Y me vuelvo a preguntar por qué coño esta manía
de levantarme a las cinco de la mañana —van
ya cinco meses consecutivos de estos fenomenales madrugones— sigue ahí firme
como si fuera una determinación que se fuera a prolongar por el resto de mi
vida. Y es que me sucede que si algún día por algún motivo, una fiesta, una
noche de teatro me obliga a trasnochar, enseguida me siento incómodo y estaría
dispuesto a prescindir de cualquier tipo de actividad que se interpusiera en mi
hábito de las madrugadas. Es decir, levantarme a las cinco de la mañana se ha
convertido para mí en un baluarte sobre el que edifico el resto del día, un
momento de preciado contacto con algunas de las cosas que más estimo en la
vida, yo mismo, la naturaleza, la noche, la soledad, el silencio, la íntima
conversación con el caminante que va conmigo. Y en esta época de invierno aún
más, la contemplación del fuego tras la caminata; su calor, tras el frío de los
campos, tras la lluvia; el fuego reconfortante mientras por mi ventana muy
lentamente van apareciendo las primeras luces del día. Prescindir de este
maravilloso momento me deja un poco lelo, como en tierra de nadie, me echo de
menos a mí mismo cuando no he podido tener esa larga conversación matinal en
donde participamos yo, el universo y la noche.

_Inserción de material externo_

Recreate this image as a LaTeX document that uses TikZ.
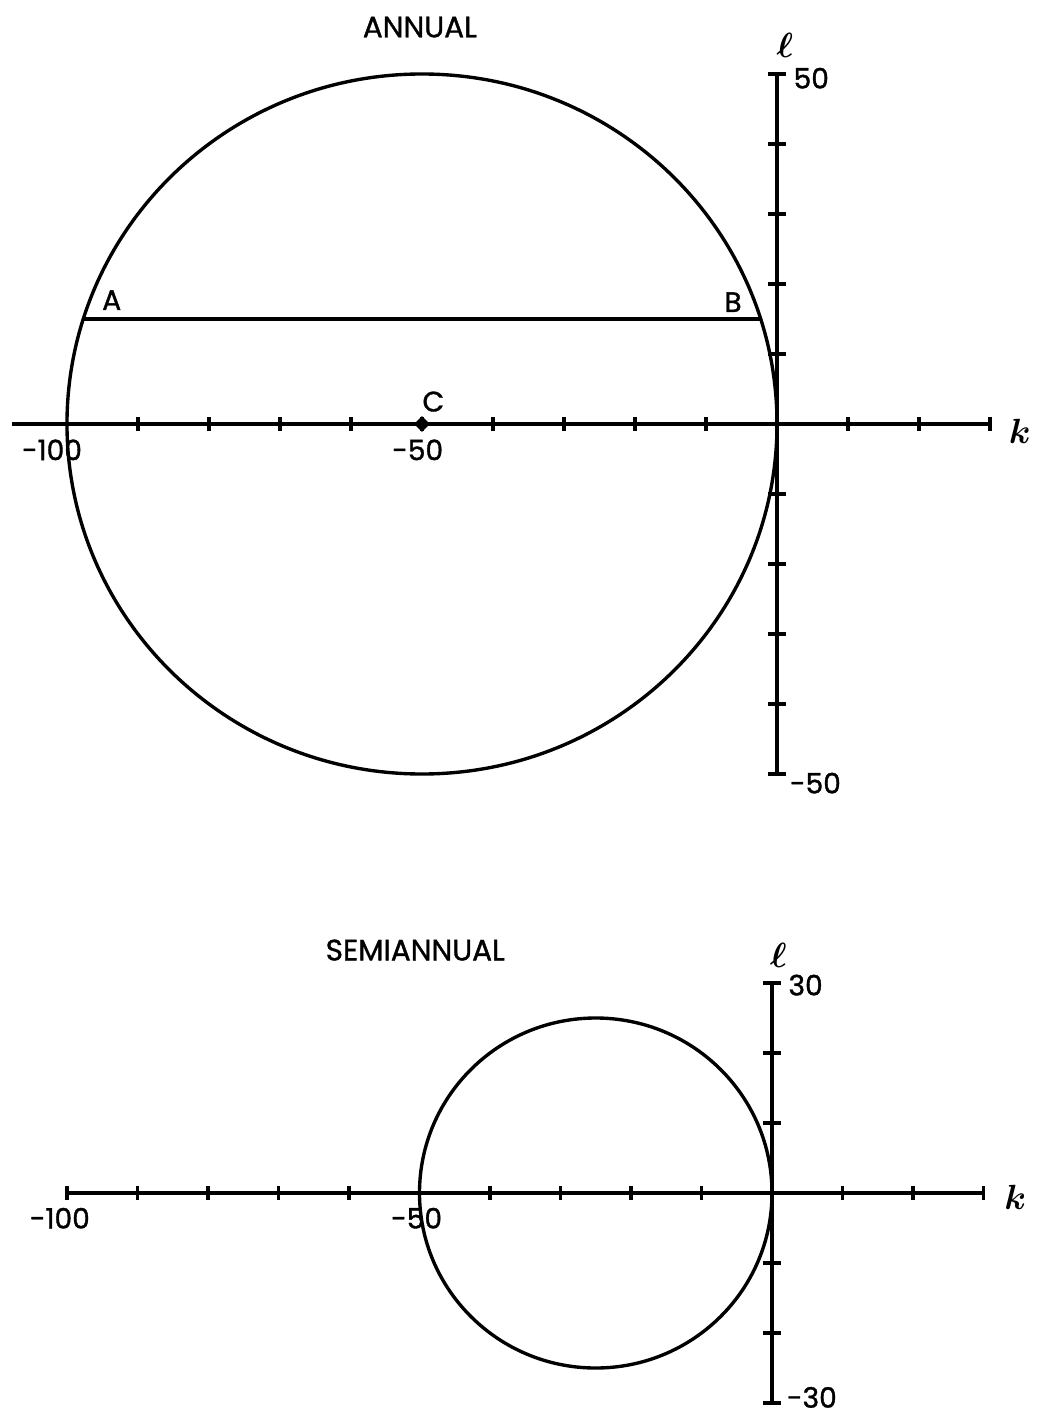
\documentclass[tikz,border=0pt]{standalone}
\usepackage{fontspec}
\setmainfont{Poppins}
\newfontfamily\lblfont{Poppins}[FakeBold=1.2]
\usetikzlibrary{positioning,shapes.geometric}

\begin{document}
\begin{tikzpicture}[
  axis/.style={line width=2.2pt},
  curve/.style={line width=2.4pt},
  tickmark/.style={line width=2.2pt},
  lbl/.style={font=\fontsize{20}{22}\lblfont, inner sep=1pt},
  ttl/.style={font=\fontsize{21}{23}\lblfont, inner sep=1pt},
  var/.style={font=\fontsize{26}{28}\selectfont\boldmath, inner sep=0pt}
]
  \useasboundingbox (0,0) rectangle (26.05,-35.4);

  % annual
  \begin{scope}[shift={(19.425,-10.6)}, x=0.1775cm, y=0.175cm]
    \coordinate (kl1) at (-107.7,0);
    \coordinate (kr1) at (30,0);
    \coordinate (lt1) at (0,50);
    \coordinate (lb1) at (0,-50);
    \draw[axis] (kl1) -- (kr1);
    \draw[axis] (lb1) -- (lt1);
    \foreach \k in {-90,-80,...,-10,10,20,30}
      \draw[tickmark] (\k,-1) -- (\k,1);
    \foreach \l in {-50,-40,...,-10,10,20,...,50}
      \draw[tickmark] (-1.3,\l) -- (1.3,\l);

    \draw[curve] (-50,0) circle[radius=50];
    \coordinate (pA) at (-97.7,15);
    \coordinate (pB) at (-2.3,15);
    \draw[curve] (pA) -- (pB);
    \node[diamond, fill, inner sep=2.8pt] (cC) at (-50,0) {};

    \node[lbl] (labA) at (-93.7,17.7) {A};
    \node[lbl] (labB) at (-6.2,17.4) {B};
    \node[lbl] (labC) at (-48.4,3.2) {C};
    \node[lbl] (km100) at (-102.1,-3.7) {-100};
    \node[lbl] (km50) at (-50.6,-3.7) {-50};
    \node[lbl, anchor=west] (lp50) at (2.1,49.4) {50};
    \node[lbl, anchor=west] (lm50) at (1.6,-51.3) {-50};
    \node[var] (lvar1) at (1.1,54.1) {$\ell$};
    \node[var] (kvar1) at (34.2,-1.1) {$k$};
    \node[ttl] (annual) at (-50.3,56.7) {ANNUAL};
  \end{scope}

  % semiannual
  \begin{scope}[shift={(19.3,-29.825)}, x=0.17625cm, y=0.175cm]
    \coordinate (kl2) at (-100,0);
    \coordinate (kr2) at (30,0);
    \coordinate (lt2) at (0,30);
    \coordinate (lb2) at (0,-30);
    \draw[axis] (kl2) -- (kr2);
    \draw[axis] (lb2) -- (lt2);
    \foreach \k in {-100,-90,...,-60,-40,-30,-20,-10,10,20,30}
      \draw[tickmark] (\k,-1) -- (\k,1);
    \foreach \l in {-30,-20,-10,10,20,30}
      \draw[tickmark] (-1.3,\l) -- (1.3,\l);

    \draw[curve] (-25,0) circle[radius=25];

    \node[lbl] (km100b) at (-101,-3.6) {-100};
    \node[lbl] (km50b) at (-50.4,-3.6) {-50};
    \node[lbl, anchor=west] (lp30) at (2.1,29.7) {30};
    \node[lbl, anchor=west, inner sep=0pt] (lm30) at (2.1,-29.2) {-30};
    \node[var] (lvar2) at (0.9,34) {$\ell$};
    \node[var] (kvar2) at (34.5,-0.6) {$k$};
    \node[ttl] (semi) at (-50.6,34.7) {SEMIANNUAL};
  \end{scope}
\end{tikzpicture}
\end{document}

Uno se siente desilusionado cuando, después
de seguir la lectura de la larga y penosa travesía de los Argonautas en busca
del Vellocino de oro, lo que resulta al final de toda esa aventura es el
encuentro de algo parecido a una piel de borrego. Cuando Werner Herzog filmó su
maravillosa y grandiosa película Fitzcarraldo,
cuyo climax se establece alrededor de conseguir arrastrar un enorme barco de
pasajeros por la ladera de una montaña del Amazonas, en ese preciso momento en
que se filmaba la llegada del barco a la cima, Herzog se encontraba en Europa. Al
parecer Herzog era consciente de que conseguir el vellocino de oro, asistir al
momento clave del arribo del barco a lo alto de la ladera, era ya algo anecdótico.

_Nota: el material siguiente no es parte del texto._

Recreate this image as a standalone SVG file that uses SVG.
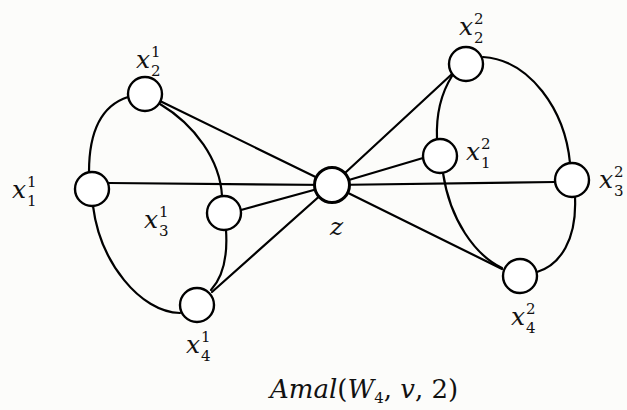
<svg xmlns="http://www.w3.org/2000/svg" width="627" height="410" viewBox="0 0 627 410">
<style>
.e{fill:none;stroke:#000;stroke-width:2.2;stroke-linecap:round}
.n{fill:#fff;stroke:#000;stroke-width:2.4}
text{font-family:'DejaVu Serif','Liberation Serif',serif;fill:#111}
.b{font-style:italic;font-size:25px}
.s{font-size:15px}
.t{font-style:italic;font-size:26px}
.u{font-size:26px}
</style>
<rect width="627" height="410" fill="#fcfcfa"/>
<g id="edges">
<path class="e" d="M128,97 C100,106 89,135 89,172"/>
<path class="e" d="M160,104 C195,125 220,160 222,196"/>
<path class="e" d="M93,206 C100,262 140,312 180,313"/>
<path class="e" d="M226,230 C228,260 222,278 211,290"/>
<line class="e" x1="109" y1="183" x2="332" y2="185"/>
<line class="e" x1="160" y1="101" x2="332" y2="185"/>
<line class="e" x1="241" y1="210" x2="332" y2="185"/>
<line class="e" x1="212" y1="292" x2="332" y2="185"/>
<path class="e" d="M452,76 C440,95 436,115 437,139"/>
<path class="e" d="M483,57 C530,60 565,110 570,163"/>
<path class="e" d="M443,173 C450,220 475,255 502,268"/>
<path class="e" d="M575,197 C577,240 560,265 537,272"/>
<line class="e" x1="452" y1="74" x2="332" y2="185"/>
<line class="e" x1="423" y1="158" x2="332" y2="185"/>
<line class="e" x1="555" y1="182" x2="332" y2="185"/>
<line class="e" x1="502" y1="269" x2="332" y2="185"/>
</g>
<g id="x1_1"><circle class="n" cx="92" cy="189" r="17"/><text class="b" x="12" y="198">x</text><text class="s" x="27" y="187">1</text><text class="s" x="27" y="206">1</text></g>
<g id="x2_1"><circle class="n" cx="145" cy="94" r="17"/><text class="b" x="136" y="68">x</text><text class="s" x="151" y="57">1</text><text class="s" x="151" y="76">2</text></g>
<g id="x3_1"><circle class="n" cx="224" cy="213" r="17"/><text class="b" x="144" y="228">x</text><text class="s" x="159" y="217">1</text><text class="s" x="159" y="236">3</text></g>
<g id="x4_1"><circle class="n" cx="197" cy="305" r="17"/><text class="b" x="186" y="353">x</text><text class="s" x="201" y="342">1</text><text class="s" x="201" y="361">4</text></g>
<g id="z"><circle class="n" cx="332" cy="185" r="17.5" style="stroke-width:3"/><text class="b" x="330" y="235">z</text></g>
<g id="x2_2"><circle class="n" cx="466" cy="64" r="17"/><text class="b" x="459" y="35">x</text><text class="s" x="474" y="24">2</text><text class="s" x="474" y="43">2</text></g>
<g id="x1_2"><circle class="n" cx="440" cy="156" r="17"/><text class="b" x="466" y="160">x</text><text class="s" x="481" y="149">2</text><text class="s" x="481" y="168">1</text></g>
<g id="x3_2"><circle class="n" cx="572" cy="180" r="17"/><text class="b" x="599" y="188">x</text><text class="s" x="614" y="177">2</text><text class="s" x="614" y="196">3</text></g>
<g id="x4_2"><circle class="n" cx="520" cy="276" r="17"/><text class="b" x="511" y="325">x</text><text class="s" x="526" y="314">2</text><text class="s" x="526" y="333">4</text></g>
<g id="caption"><text x="270" y="398"><tspan class="t">Amal</tspan><tspan class="u">(</tspan><tspan class="t">W</tspan><tspan class="s" dy="5">4</tspan><tspan class="u" dy="-5">, </tspan><tspan class="t">v</tspan><tspan class="u">, 2)</tspan></text></g>
</svg>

Imagino las penurias del director, y de todos los que participaron en la película,
como una experiencia difícil de olvidar, pero sobre todo una experiencia tras
cuya puerta se traslucían muchos momentos de gracia y plenitud, aunque tuviera
que lidiar en todo momento con el magnífico loco de Klaus Kinski. Leer el diario
que escribió durante el rodaje, y que lleva el título de Conquista de lo imposible, fue una gran experiencia para mí; quizás
la magia de Herzog es un hecho que me persigue desde hace muchos años por
razones que tienen que ver con esto que escribo hoy.
Dentro de lo humilde de la vida cotidiana no
son fáciles los alumbramientos, pero qué se yo si con tanto madrugar lo que
acaso esté buscando sea algún tipo de iluminación. ¿Entreveré en la incierta visión
de la noche la aparición de alguna virgen?, ¿se abrirá en algún momento una
rendija de la puerta en el muro que da al jardín encantado?, ¿convocaré con mi
cerril insistencia a las sirenas?, ¿me encontraré alguna madrugada a las meigas
en el círculo tenebroso de un aquelarre?